Mak, questo il suo nome d’arte, trascina tutti con una forza dirompente, canta il suo rap, parla del rap, e di molto altro, tutti lo hanno ascoltato, ed ha dimostrato persino doti intellettuali da educatore navigato malgrado la sua giovane età. Ed infine ha abbandonato la piazza solo dopo aver rilasciato autografi e foto con tutti mostrandosi gentilissimo sino alla fine.
Forse sarebbe opportuno fermarsi di scrivere qui, ma come accennato sopra, per la particolarità della giornata è doveroso raccontare ciò che poteva funzionare meglio. Il momento conclusivo è stato caratterizzato dalla confusione per l’assembramento che si è riversato addosso a Mak; in quel momento è stato ingoiato dalla folla il corridoio centrale che era rimasto sgombero lungo la scalinata, era di colpo sparito l’ordine, non vi erano più regole, regnava la confusione ed era stato dimenticato il rispetto.

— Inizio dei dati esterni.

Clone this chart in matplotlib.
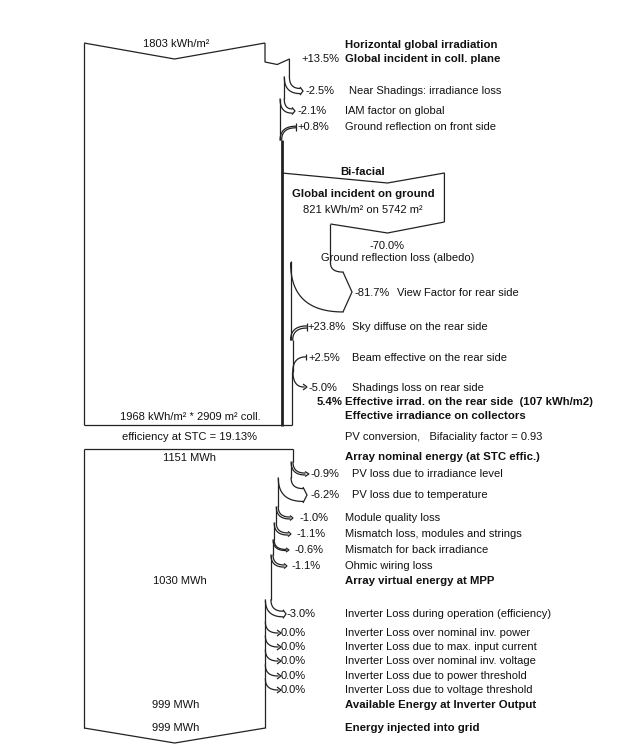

In Giappone si mantiene la fila ordinata e ci si rispetta vicendevolmente persino quando si evacuano i grattacieli nel corso dei terremoti. In quella piazza non si è stati capaci di restare seduti mantenendo l’ordine e magari non dimenticarsi il valore del rispetto così decantato pochi minuti prima, per esempio facendo fare la foto prima a chi doveva rientrare a Collesano. Non si tratta di voler criticare a qualunque costo e di cercare il pelo nell’uovo, si tratta semplicemente di imparare, di far imparare gli adulti ancor prima dei giovanissimi. Riversarsi caoticamente per primi per fare una foto non rientra forse tra quelle piccole “furberie” citate prima da Fabio Pipitò? Senza naturalmente pensare alla sicurezza! Se i giovani hanno alternato momenti di totale distraibilità a momenti di assoluto coinvolgimento dipende dai giovani o dal modo in cui si è comunicato con loro? Sono punti su cui crediamo si debba riflettere, altrimenti il rischio è che il 23 ed il 19 si scenda verso la retorica. E’ encomiabile il lavoro fatto dalle insegnanti titolari del progetto e di tutti coloro che hanno, in diversa misura, collaborato ma qual è, al netto di un bilancio critico, il risultato raggiunto? In che misura possiamo sperare che il notevole lavoro messo in campo il 23, o il 19, possa dare i frutti sperati? Si può sperare che il 24 maggio o il 20 luglio ci sia un genitore in più che allacci le cinture di sicurezza e li faccia allacciare ai propri figli? Possiamo sperare che il prossimo sabato sera ci sia in pizzeria un genitore in più che non beva birra o vino perché dovrà mettersi alla guida per riportare a casa la propria famiglia? Ma questo forse è sperare troppo! Proviamo diversamente. Si può sperare che il 24 maggio ed il 20 luglio ci siano altri due colleghi di lavoro che si aiutino amichevolmente anziché gareggiare in “furberia”? Si può sperare che una mamma spenda di meno in scarpe, borse, cure di capelli ed utilizzi il denaro risparmiato in esperienze culturali per i figli? Si può sperare che ci sia un padre in più che davanti al proprio figlio smetta di denigrare, imprecando, la squadra di calcio “avversaria”? Ah, scusate, avete proprio ragione, tutto ciò non ha nulla a che fare con il 23 maggio, meglio tornare a parlare di legalità ed antimafia!